Policy paper

Employer-arranged pensions advice exemption

Published 5 December 2016

Who is likely to be affected

Employees whose employers either arrange or pay for pensions advice which would otherwise be treated as a taxable benefit in kind.

General description of the measure

The measure introduces a new income tax exemption to cover the first £500 worth of pensions advice provided to an employee in a tax year. It will allow advice not only on pensions, but also on the general financial and tax issues relating to pensions. The changes replace existing provisions which limited the exemption solely to pensions advice and was capped at £150 per employee per tax year.

Policy objective

This exemption was recommended as an outcome of the recent Financial Advice Market Review (FAMR) conducted jointly by HM Treasury and the Financial Conduct Authority (FCA). This reflects the government’s acknowledgement that individuals aged 55 or more are making significant decisions on the application of their pension savings and may wish to seek advice.

The FAMR concluded that there is a particular advice gap in relation to pensions. The government is keen to ensure that financial advice is affordable and accessible to consumers, especially those nearing the point of retirement. The government wants to encourage employers to provide advice to employees to help them make informed choices about what to do with their pension savings.

Background to the measure

The measure was announced at Budget 2016, following the recommendations from the FAMR. We have not consulted formally on the changes as the issue have been covered by the FAMR consultation, which received 268 responses.

Detailed proposal

Operative date

The measure will have effect on and after 6 April 2017.

Current law

The current exemption for pensions advice is set out in Regulation 5 of the Income Tax (Exemption of Minor Benefits) Regulations 2002 (SI 2002/205).

Proposed revisions

Legislation in Finance Bill 2017 will introduce a new exemption into Part 4 of the Income Tax (Earnings and Pensions) Act 2003.

The exemption will apply if the advice is made available to employees generally or to employees generally at a particular location. However, it will also be capable of applying when the pensions advice is tailored to the employee’s specific personal circumstances of nearing retirement either by age or ill health. The legislation will achieve this by setting two alternative qualifying conditions. Condition A encapsulates the ‘availability’ conditions, and condition B allows the exemption where the employee has either reached the ‘minimum qualifying age’ or ‘ill-health condition’.

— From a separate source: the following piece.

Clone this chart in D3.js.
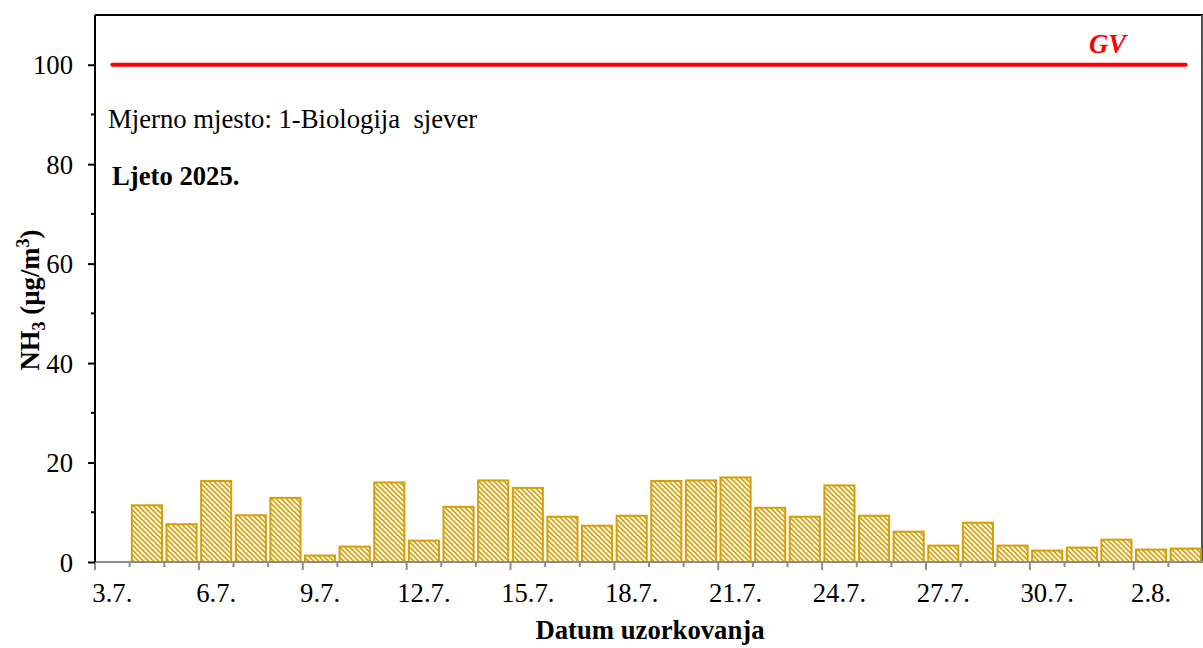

The exemption will apply to the first £500 worth of pensions advice provided to an employee in a tax year, whether the employer pays for or reimburses the employee for the cost of the advice.

The current exemption set out in Regulation 5 of the Income Tax (Exemption of Minor Benefits) Regulations 2002 will no longer be required and will be repealed.

Legislation for National Insurance purposes will be introduced following passage of Finance Bill 2017.

Summary of impacts

Exchequer impact (£m)

2016 to 2017 2017 to 2018 2018 to 2019 2019 to 2020 2020 to 2021
- -10 -10 -5 negligible

These figures are set out in Table 2.1 of Budget 2016 and have been certified by the Office for Budget Responsibility. More details can be found in the policy costings document published alongside Budget 2016.

Economic impact

This measure is not expected to have any significant macroeconomic impacts.

Impact on individuals, households and families

This measure is not expected to have an impact on family formation, stability or breakdown. Individuals will only be impacted if they are offered this benefit but it is a wholly relieving provision. The measure is not expected to have any impact on households.

Equalities impacts

The measure will have an equal effect on all employees who are provided with pensions advice covered by the new exemption. HM Revenue and Customs (HMRC) has had due regard for equality to comply with section 149 of Equality Act 2010 (and similar Northern Ireland legislation). The new legislation can apply to any member of the working population whose employer offers this support.

Impact on business including civil society organisations

The measure is expected to have a negligible impact on businesses.

Pensions advice is currently a taxable benefit unless it is very restricted in scope and costs £150 or less per individual in the relevant year. Employers therefore currently have to report the value of the benefit if this amount is exceeded; under this measure they will no longer have to report those between £150 and £500 provided the other conditions are met.

There is no impact on civil society organisations.

Operational impact (£m) (HMRC or other)

No operational impact on HMRC.

Monitoring and evaluation

This measure will be monitored through information collected from tax returns and communication with affected taxpayer groups.